We actually don’t know a lot about the Dead Sea Scrolls, who wrote them, or why, which adds immeasurably to their mystery and allure. Those who wrote or collected the scrolls (maybe both) seem to have been a separatist Jewish group that disagreed with the Pharisees and the Sadducees and went off to live in the desert to wait for the end of the world. They weren’t as cultlike as that makes them sound — they were waiting for the great final battle at the end of time, where the sons of light would crush the sons of darkness. If you’ve ever read Revelation or Daniel, that’s similar to the general tone of their thought. We had no idea these people had even existed until the Scrolls were found. Many identify the inhabitants of Qumran with the Essenes, a Jewish sect mentioned by ancient contemporaries, but that ID is by no means conclusive. Scholars will be spending their careers arguing about these scrolls and their erstwhile owners for decades to come. Enormous amounts of guesswork and assumption goes into the scholars’ work, which is in turn picked apart by other scholars’ contrary guesswork.
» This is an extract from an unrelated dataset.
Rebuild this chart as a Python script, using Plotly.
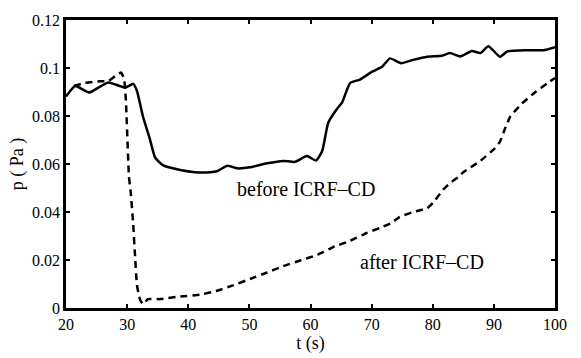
import plotly.graph_objects as go

t_before = [20, 21.5, 23.8, 26.9, 29.7, 31, 31.6, 32.6, 33.7, 34.6, 35.9, 38.7, 41.1, 43.6, 44.7,
            46.4, 48, 50.1, 52.9, 55.5, 57.5, 59.4, 60.9, 61.9, 62.9, 64.2, 65.2, 66.5, 68.1,
            70.1, 71.7, 73, 74.8, 76.8, 79.1, 81.5, 82.8, 84.5, 86.4, 87.8, 89.1, 91, 92.2,
            95.4, 98.1, 100]
p_before = [0.0881, 0.0925, 0.0898, 0.094, 0.0918, 0.0934, 0.0905, 0.0797, 0.0706, 0.0626,
            0.0594, 0.0575, 0.0566, 0.0566, 0.057, 0.0593, 0.0582, 0.0586, 0.0603, 0.0613,
            0.0609, 0.0633, 0.0615, 0.0653, 0.0772, 0.0825, 0.0858, 0.0938, 0.0952, 0.0985,
            0.1005, 0.104, 0.102, 0.1034, 0.1047, 0.1051, 0.1062, 0.1048, 0.1071, 0.1062,
            0.1091, 0.1047, 0.1069, 0.1074, 0.1074, 0.1087]

t_after = [21.3, 23.1, 25.6, 26.9, 28, 29, 29.5, 29.8, 30.3, 30.6, 31, 31.3, 31.6, 32.1, 32.6,
           33.4, 35.4, 38.7, 41.9, 44.7, 47.3, 50.1, 52.9, 55.5, 58.3, 61.1, 63.7, 66.5, 69.3,
           71.4, 73.3, 74.6, 76.8, 79.1, 80.1, 81.7, 82.8, 84.2, 85, 87.8, 90.2, 91, 91.8,
           92.7, 94.6, 96.7, 98.8, 100]
p_after = [0.0925, 0.0938, 0.0945, 0.0945, 0.0965, 0.0981, 0.0957, 0.0864, 0.0546, 0.048,
           0.0347, 0.0215, 0.0096, 0.0036, 0.0016, 0.0037, 0.0037, 0.0048, 0.0055, 0.0072,
           0.0094, 0.0121, 0.0148, 0.0174, 0.0198, 0.0221, 0.0254, 0.028, 0.0314, 0.0334,
           0.0355, 0.038, 0.04, 0.0416, 0.044, 0.0493, 0.052, 0.0546, 0.0566, 0.0613, 0.0666,
           0.0693, 0.0746, 0.0799, 0.0852, 0.0898, 0.0938, 0.0958]

x_ticks = [20, 30, 40, 50, 60, 70, 80, 90, 100]
y_ticks = [0, 0.02, 0.04, 0.06, 0.08, 0.1, 0.12]
y_tick_labels = ["0", "0.02", "0.04", "0.06", "0.08", "0.1", "0.12"]

FONT = "Liberation Serif"

fig = go.Figure()
fig.add_trace(go.Scatter(x=t_before, y=p_before, mode="lines", line=dict(color="black", width=2.5, shape="spline", smoothing=0.5)))
fig.add_trace(go.Scatter(x=t_after, y=p_after, mode="lines", line=dict(color="black", width=2.5, dash="7px,5px", shape="spline", smoothing=0.3)))

axis_common = dict(showline=True, linecolor="black", linewidth=2.5, mirror="ticks", ticks="inside",
                   ticklen=4, tickwidth=2, tickcolor="black", showgrid=False, zeroline=False,
                   tickfont=dict(family=FONT, size=16, color="black"))

fig.update_xaxes(range=[20, 100], tickvals=x_ticks, ticktext=[str(v) for v in x_ticks],
                 title=dict(text="t (s)", font=dict(family=FONT, size=18, color="black"), standoff=0),
                 **axis_common)
fig.update_yaxes(range=[0, 0.12], tickvals=y_ticks, ticktext=y_tick_labels,
                 title=dict(text="p ( Pa )", font=dict(family=FONT, size=18, color="black"), standoff=4),
                 **axis_common)

fig.add_annotation(x=59.3, y=0.0494, text="before ICRF\u2013CD", showarrow=False,
                   font=dict(family=FONT, size=20, color="black"))
fig.add_annotation(x=78.3, y=0.0191, text="after ICRF\u2013CD", showarrow=False,
                   font=dict(family=FONT, size=20, color="black"))

fig.update_layout(width=581, height=358, margin=dict(l=66, r=26, t=16, b=41),
                  paper_bgcolor="white", plot_bgcolor="white", showlegend=False)

fig.write_html("out.html")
The title of this post comes from the title of one of the manuscripts found at Qumran. It echoes through my head sometimes. Like the scrolls themselves, the phrase simultaneously conceals and reveals. It promises to tell you secrets, but you never quite find out all of what those secrets are. The Dead Sea Scrolls are scraps of papyrus and leather, inked with lines of Hebrew script, but there’s so much more there — and so much more that’s been lost. The simple characters on the aged skins reveal their stories, but an entire world of history and knowledge is behind those stark characters. Much of it we’ll never know. That’s part of why they fascinate me — because as much as they have added to our knowledge of the Scriptures and of the world where Christianity was born (and they have added immensely), there’s still more they could tell us. But we can’t get at it.

God be praised that our hope does not rest on such ancient scraps of skin or paper, but on the Word made flesh, in whom are “hidden all the treasures of wisdom and knowledge.” His story, and the story of why He had to come, is the real “secret of the way things are.”